Section: New Results

Reasoning and programming with infinite data

Participants : Yann Régis-Gianas, Alexis Saurin, Abhishek De, Luc Pellissier, Xavier Onfroy.

This theme is part of the ANR project Rapido (see the National Initiatives section) which goes until end of september 2019.

Proof theory of infinitary and circular proofs

In collaboration with David Baelde, Amina Doumane, Guilhem Jaber and Denis Kuperberg, Alexis Saurin extended the proof theory of infinite and circular proofs for fixed-point logics in various directions by relaxing the validity condition necessary to distinguish sound proofs from invalid ones. The original validity condition considered by Baelde, Doumane and Saurin in CSL 2016 rules out lots of proofs which are computationally and semantically sound and does not account for the cut-axiom interaction in sequent proofs.

In the setting of sequent calculus, Saurin introduced together with Baelde, Doumane and Jaber a relaxed validity condition to allow infinite branches to be supported by threads bouncing on axioms and cuts. This allows for a much more flexible criterion, inspired from Girard's geometry of interaction. The most general form of this criterion does not ensure productivity due to a discrepancy between the sequential nature of proofs in sequent calculus and the parallel nature of threads. Several directions of research have therefore been investigated from that point:

  • In sequent calculus, Baelde, Doumane and Saurin provided a slight restriction of the full bouncing validity which grants productivity and validity of the cut-elimination process. This restriction still strictly extends previous notions of validity and is actually expressive enough to be undecidable as proved together with Kuperberg. Decidability can be recovered by constraining the shapes of bounces. Doumane and Saurin were able in the fall 2018 to generalise the CSL proof technique to be applicable to bouncing threads. Those results are currently being written targetting a submission early 2019.

  • In the setting of natural deduction, Saurin and Jaber introduced a validity criterion aiming at ensuring productivity of a circular λ-calculus with inductive and coinductive types.

  • In the fall 2018, Abhishek De started his PhD under Saurin's supervision. The first part of his PhD work is dedicated to lifting the proof theory of circular and infinitary proofs to the setting of proof nets, in which the bouncing criterion will be much more convenient to work with since the discrepancy between sequent proofs and parallel threads will be dealt with.

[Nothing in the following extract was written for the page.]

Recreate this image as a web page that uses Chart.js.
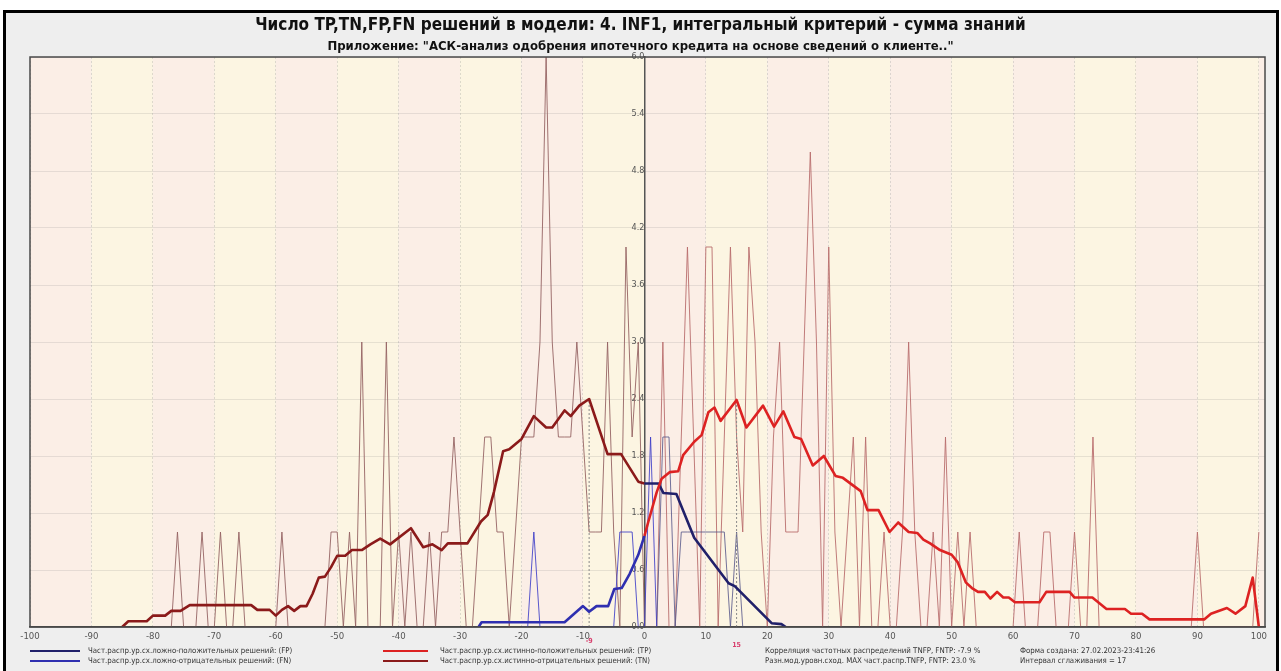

Brotherston-Simpson's conjecture: Finitising circular proofs

An important and most active research topic on circular proofs is the comparison of circular proof systems with usual proof systems with induction and co-induction rules à la Park. This can be viewed as comparing the proof-theoretical power of usual induction reasoning with that of Fermat's infinite descent method. Berardi and Tatsuta, as well as Simpson, obtained in 2017 important results in this direction for logics with inductive predicates à la Martin-Löf. Those frameworks, however, are weaker than those of fixpoint logic which can express and mix least and greatest fixpoints by interleaving μ and ν statements. New results on this topics followed in 2018.

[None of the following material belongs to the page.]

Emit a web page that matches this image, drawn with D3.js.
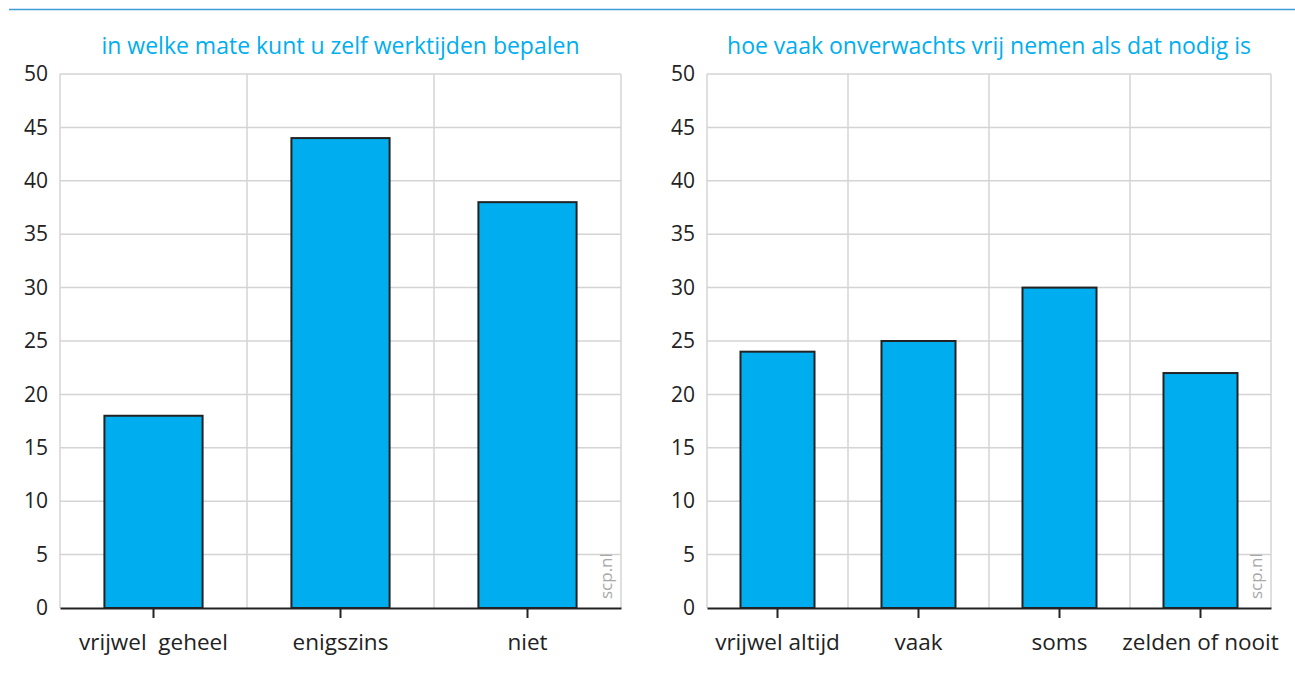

In a work with Nollet and Tasson, Saurin published in CSL 2018 a new validity condition which is quite straightfoward to check (it can be checked at the level of elementary cycles of the circular proofs, while the other criteria need to check a condition on every infinite branch) and still capture all circular proofs obtained from μMALL finite proofs [46]. The condition for cycling in those proofs is more constrained than that of Baelde, Doumane and Saurin, but the proof contains more information which can be used to exctract inductive invariants. With this validity condition which can be useful for proof search for circular proofs, they obtained partial finitisation results and are currently aiming at solving the most general Brotherston-Simpson's conjecture.

Streams and classical logic

Luc Pellissier started a post-doc in december 2018 funded by the RAPIDO project and started working with Alexis Saurin on the stream interpretation of Λμ-calculi by investigating the connection between Λμ-calculus and the parsimonious λ-calculus.

Formalising circular proofs and their validity condition

During the spring and summer 2018, Saurin started with Xavier Onfroy a formalisation of circular proofs in Coq. Until now, Onfroy formalised parity-automata and their meta-theory as a first step to capture the decidability condition of circular proofs. Preliminary formalisations of circular proofs have been considered by Onfroy but shall still be pursued in order to fit into the picture.